Brief - Restate each line of the listing exactly, without carrying over any pictures.

Dataset extract -
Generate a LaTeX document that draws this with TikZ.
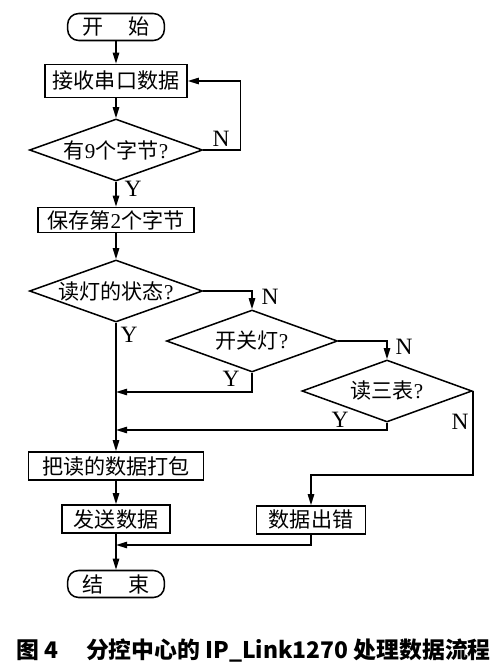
\documentclass[tikz,border=0pt]{standalone}
\usepackage{fontspec}
\setmainfont{Liberation Serif}
\newfontfamily\cjk{Noto Sans CJK SC}
\usetikzlibrary{shapes.geometric,arrows.meta}
\newcommand\en[1]{{\rmfamily #1}}

\begin{document}
\begin{tikzpicture}[x=0.03cm,y=-0.03cm,line width=1.3pt,
    >={Triangle[length=3.3mm,width=1.9mm]},
    every node/.style={font=\cjk\fontsize{18}{21}\selectfont},
    proc/.style={draw,rectangle,inner sep=0pt,minimum height=0.84cm},
    term/.style={draw,rectangle,rounded corners=0.33cm,inner sep=0pt,
      minimum width=2.9cm,minimum height=0.81cm},
    dec/.style={draw,diamond,inner sep=0pt,minimum width=5.19cm,minimum height=1.86cm},
    yn/.style={font=\rmfamily\fontsize{20}{22}\selectfont}]
  \useasboundingbox (0,0) rectangle (501,671);
  % main column
  \node[term] (start) at (116,27) {开\hspace{1.2em}始};
  \node[proc,minimum width=4.26cm,minimum height=0.99cm] (recv) at (116,81) {接收串口数据};
  \node[dec,label=center:{有\en{9}个字节\en{?}}] (d1) at (116,150) {};
  \node[proc,minimum width=4.68cm,minimum height=0.75cm] (save) at (116,220) {保存第\en{2}个字节};
  \node[dec,label=center:{读灯的状态\en{?}}] (d2) at (116,291) {};
  \node[dec,minimum width=5.13cm,label=center:{开关灯\en{?}}] (d3) at (252,341) {};
  \node[dec,minimum width=5.1cm,label=center:{读三表\en{?}}] (d4) at (387,391) {};
  \node[proc,minimum width=5.25cm] (pack) at (116,466) {把读的数据打包};
  \node[proc,minimum width=3.24cm] (send) at (116,519) {发送数据};
  \node[proc,minimum width=3.27cm] (err) at (311,520) {数据出错};
  \node[term] (stop) at (116,584) {结\hspace{1.2em}束};
  % join points on the main column
  \coordinate (j1) at (116,392);
  \coordinate (j2) at (116,430);
  \coordinate (j3) at (116,545);
  % connectors
  \draw[->] (start) -- (recv);
  \draw[->] (recv) -- (d1);
  \draw[->] (d1) -- (save);
  \draw[->] (d1.east) -- ++(37,0) |- (recv.east);
  \draw[->] (save) -- (d2);
  \draw[->] (d2.south) -- (pack.north);
  \draw[->] (d2.east) -| (d3.north);
  \draw[->] (d3.east) -| (d4.north);
  \draw[->] (d3.south) |- (j1);
  \draw[->] (d4.south) |- (j2);
  \draw[->] (d4.east) -- ++(0,84) -| (err.north);
  \draw[->] (pack) -- (send);
  \draw[->] (send.south) -- (stop.north);
  \draw[->] (err.south) |- (j3);
  % Y / N labels
  \node[yn] (n1) at (221,139) {N};
  \node[yn] (y1) at (133,189) {Y};
  \node[yn] (n2) at (270,297) {N};
  \node[yn] (y2) at (129,335) {Y};
  \node[yn] (n3) at (404,347) {N};
  \node[yn] (y3) at (231,379) {Y};
  \node[yn] (y4) at (340,420) {Y};
  \node[yn] (n4) at (460,422) {N};
  % caption
  \node[font=\cjk\bfseries\fontsize{19.5}{22}\selectfont,anchor=west] (cap) at (12,651)
    {图 4\hspace{1.2em}分控中心的 IP\_Link1270 处理数据流程};
\end{tikzpicture}
\end{document}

Result of this task -
Generate a LaTeX document that draws this with TikZ.
\documentclass[tikz,border=0pt]{standalone}
\usepackage{fontspec}
\setmainfont{Liberation Serif}
\newfontfamily\cjk{Noto Sans CJK SC}
\usetikzlibrary{shapes.geometric,arrows.meta}
\newcommand\en[1]{{\rmfamily #1}}

\begin{document}
\begin{tikzpicture}[x=0.03cm,y=-0.03cm,line width=1.3pt,
    >={Triangle[length=3.3mm,width=1.9mm]},
    every node/.style={font=\cjk\fontsize{18}{21}\selectfont},
    proc/.style={draw,rectangle,inner sep=0pt,minimum height=0.84cm},
    term/.style={draw,rectangle,rounded corners=0.33cm,inner sep=0pt,
      minimum width=2.9cm,minimum height=0.81cm},
    dec/.style={draw,diamond,inner sep=0pt,minimum width=5.19cm,minimum height=1.86cm},
    yn/.style={font=\rmfamily\fontsize{20}{22}\selectfont}]
  \useasboundingbox (0,0) rectangle (501,671);
  % main column
  \node[term] (start) at (116,27) {开\hspace{1.2em}始};
  \node[proc,minimum width=4.26cm,minimum height=0.99cm] (recv) at (116,81) {接收串口数据};
  \node[dec,label=center:{有\en{9}个字节\en{?}}] (d1) at (116,150) {};
  \node[proc,minimum width=4.68cm,minimum height=0.75cm] (save) at (116,220) {保存第\en{2}个字节};
  \node[dec,label=center:{读灯的状态\en{?}}] (d2) at (116,291) {};
  \node[dec,minimum width=5.13cm,label=center:{开关灯\en{?}}] (d3) at (252,341) {};
  \node[dec,minimum width=5.1cm,label=center:{读三表\en{?}}] (d4) at (387,391) {};
  \node[proc,minimum width=5.25cm] (pack) at (116,466) {把读的数据打包};
  \node[proc,minimum width=3.24cm] (send) at (116,519) {发送数据};
  \node[proc,minimum width=3.27cm] (err) at (311,520) {数据出错};
  \node[term] (stop) at (116,584) {结\hspace{1.2em}束};
  % join points on the main column
  \coordinate (j1) at (116,392);
  \coordinate (j2) at (116,430);
  \coordinate (j3) at (116,545);
  % connectors
  \draw[->] (start) -- (recv);
  \draw[->] (recv) -- (d1);
  \draw[->] (d1) -- (save);
  \draw[->] (d1.east) -- ++(37,0) |- (recv.east);
  \draw[->] (save) -- (d2);
  \draw[->] (d2.south) -- (pack.north);
  \draw[->] (d2.east) -| (d3.north);
  \draw[->] (d3.east) -| (d4.north);
  \draw[->] (d3.south) |- (j1);
  \draw[->] (d4.south) |- (j2);
  \draw[->] (d4.east) -- ++(0,84) -| (err.north);
  \draw[->] (pack) -- (send);
  \draw[->] (send.south) -- (stop.north);
  \draw[->] (err.south) |- (j3);
  % Y / N labels
  \node[yn] (n1) at (221,139) {N};
  \node[yn] (y1) at (133,189) {Y};
  \node[yn] (n2) at (270,297) {N};
  \node[yn] (y2) at (129,335) {Y};
  \node[yn] (n3) at (404,347) {N};
  \node[yn] (y3) at (231,379) {Y};
  \node[yn] (y4) at (340,420) {Y};
  \node[yn] (n4) at (460,422) {N};
  % caption
  \node[font=\cjk\bfseries\fontsize{19.5}{22}\selectfont,anchor=west] (cap) at (12,651)
    {图 4\hspace{1.2em}分控中心的 IP\_Link1270 处理数据流程};
\end{tikzpicture}
\end{document}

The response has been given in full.